Backround: Despite proven technical efficacy and economic benefits, organic waste-based fermented feed adoption remains persistently low among Indonesian livestock farmers, with commercial feed costs consuming 60-70% of production expenses while abundant organic wastes go unutilized, creating sustainability and profitability challenges.
Objective: This study investigates barriers constraining fermented feed adoption among livestock micro-entrepreneurs.
Method: A three-month qualitative study employed semi-structured interviews with 23 livestock farmers representing diverse adoption statuses (non-adopters, discontinued, sustained), complemented by observations and document review.

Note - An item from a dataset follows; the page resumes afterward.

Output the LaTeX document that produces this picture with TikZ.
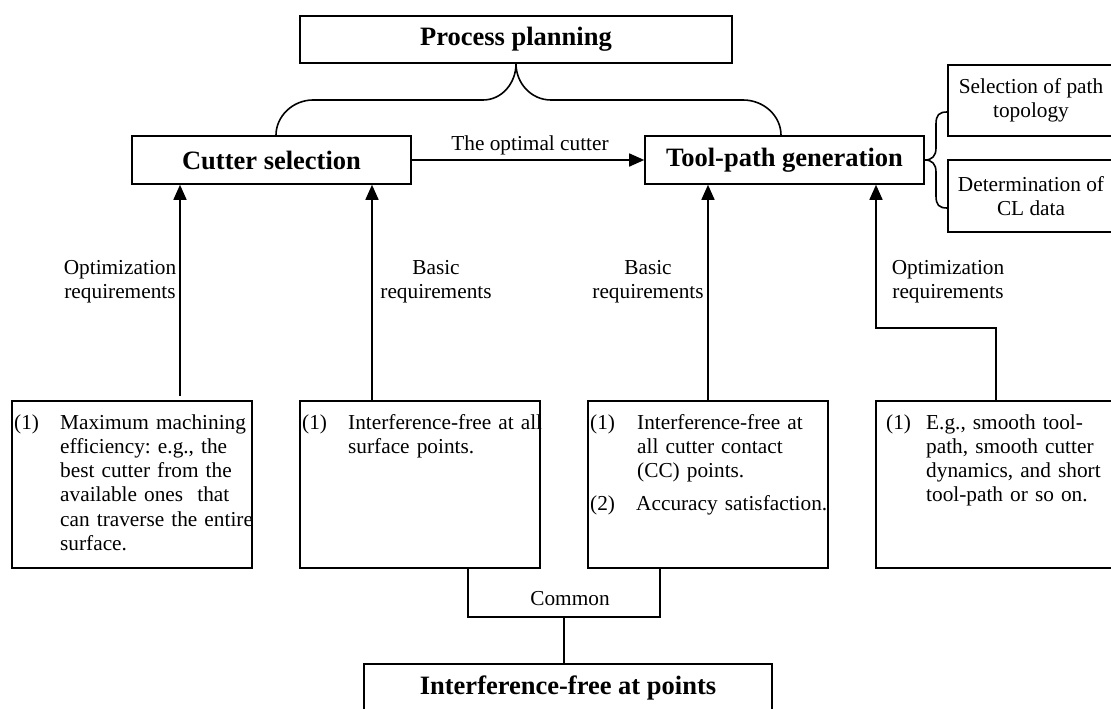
\documentclass[tikz,border=0pt]{standalone}
\usepackage{fontspec}
\setmainfont{Liberation Serif}
\usetikzlibrary{arrows.meta}
\frenchspacing
\newcommand\bodyfnt{\fontsize{21.3}{24.3}\selectfont}
\newcommand\titlefnt{\fontsize{26.5}{30}\selectfont\bfseries}
\begin{document}
\begin{tikzpicture}[x=1pt,y=-1pt,
  titlebox/.style={draw, line width=1.6pt, inner sep=0pt, font=\titlefnt},
  subbox/.style={draw, line width=1.6pt, inner sep=0pt, font=\bodyfnt, align=center},
  reqbox/.style={draw, line width=1.6pt, inner sep=0pt, minimum width=240pt, minimum height=167pt},
  num/.style={anchor=base west, inner sep=0pt, font=\bodyfnt},
  para/.style={anchor=base west, inner sep=0pt, font=\bodyfnt, align=left, text width=#1},
  lbl/.style={inner sep=0pt, font=\bodyfnt, align=center},
  conn/.style={line width=1.6pt},
  arr/.style={line width=1.6pt, -{Triangle[length=15pt,width=13pt]}},
]
\useasboundingbox (0,0) rectangle (1111,709);

% main boxes
\node[titlebox, minimum width=432pt, minimum height=47pt] (pp) at (516,39.5) {Process planning};
\node[titlebox, minimum width=279pt, minimum height=48pt] (cs) at (271.5,160) {Cutter selection};
\node[titlebox, minimum width=279pt, minimum height=48pt] (tp) at (784.5,160) {Tool-path generation};
\node[subbox, minimum width=166pt, minimum height=71pt] (sp) at (1031,100.5) {Selection of path\\topology};
\node[subbox, minimum width=166pt, minimum height=72pt] (dc) at (1031,196) {Determination of\\CL data};

% brace from process planning
\draw[conn] (pp.south) .. controls (516,83) and (502,100) .. (483,100) -- (313,100)
  .. controls (293,100) and (276,116) .. (276,0 |- cs.north);
\draw[conn] (pp.south) .. controls (516,83) and (531,100) .. (551,100) -- (743,100)
  .. controls (764,100) and (781,116) .. (781,0 |- tp.north);

% brace to sub boxes
\draw[conn] (sp.west |- 0,112) .. controls (939,112) and (936,115) .. (936,124) -- (936,148)
  .. controls (936,156) and (932,160) .. (tp.east)
  .. controls (932,160) and (936,164) .. (936,172) -- (936,196)
  .. controls (936,205) and (939,208) .. (dc.west |- 0,208);

% optimal cutter arrow
\draw[arr] (cs.east) -- (tp.west);
\node[lbl] (oc) at (530,145) {The optimal cutter};

% requirement boxes
\node[reqbox] (b1) at (132,484.5) {};
\node[reqbox] (b2) at (420,484.5) {};
\node[reqbox] (b3) at (708,484.5) {};
\node[reqbox] (b4) at (996,484.5) {};

% arrows up
\coordinate (a1) at (180,396);
\draw[arr] (a1) -- (a1 |- cs.south);
\draw[arr] (372,0 |- b2.north) -- (372,0 |- cs.south);
\draw[arr] (b3.north) -- (tp.south -| b3.north);
\draw[arr] (b4.north) -- (b4.north |- 0,328) -- (876,328) -- (876,0 |- tp.south);

% labels
\node[lbl] (l1) at (120,281.5) {Optimization\\requirements};
\node[lbl] (l2) at (436,281.5) {Basic\\requirements};
\node[lbl] (l3) at (648,281.5) {Basic\\requirements};
\node[lbl] (l4) at (948,281.5) {Optimization\\requirements};

% box texts
\node[num] (n1) at (14,429) {(1)};
\node[para=205pt] (t1) at (60,429) {Maximum machining\\efficiency: e.g., the\\best cutter from the\\available ones\ \ that\\can traverse the entire\\surface.};
\node[num] (n2) at (302,429) {(1)};
\node[para=205pt] (t2) at (348,429) {Interference-free at all\\surface points.};
\node[num] (n3) at (590,429) {(1)};
\node[para=205pt] (t3) at (637,429) {Interference-free at\\all cutter contact\\(CC) points.};
\node[num] (n3b) at (590,510) {(2)};
\node[para=205pt] (t3b) at (636,510) {Accuracy satisfaction.};
\node[num] (n4) at (886,429) {(1)};
\node[para=205pt] (t4) at (926,429) {E.g., smooth tool-\\path, smooth cutter\\dynamics, and short\\tool-path or so on.};

% common
\draw[conn] (468,0 |- b2.south) -- (468,617) -- (660,617) -- (660,0 |- b3.south);
\node[lbl] (cm) at (570,599) {Common};
\node[titlebox, minimum width=408pt, minimum height=47pt] (ifp) at (568,687.5) {Interference-free at points};
\draw[conn] (564,617) -- (564,0 |- ifp.north);
\end{tikzpicture}
\end{document}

Findings and Implications: Thematic analysis identified barrier categories and contextual adoption factors. Despite 95.7% awareness and 73.9% training attendance, only 21.7% achieved sustained adoption, with 30.4% having discontinued after attempting. Six interconnected barrier dimensions emerged: technical complexity (65.2% affected), knowledge deficits (60.9%), economic constraints (60.9%), time limitations (73.9%), psychological resistances (56.5%), and quality uncertainty (65.2%). Sustained adopters received intensive multi-session training with ongoing support, accessed reliable organic waste supplies, and benefited from active farmer group networks—factors largely absent for discontinued adopters and non-adopters. Villages with favorable institutional configurations achieved 40-50% adoption versus 0-5% elsewhere despite identical training.
Conclusion: Effective promotion requires comprehensive interventions addressing multiple barriers simultaneously through participatory training, sustained implementation support, farmer organization strengthening, and organic waste supply chain facilitation rather than conventional one-time demonstrations, with institutional development as critical as farmer education for scaling sustainable livestock feeding practices.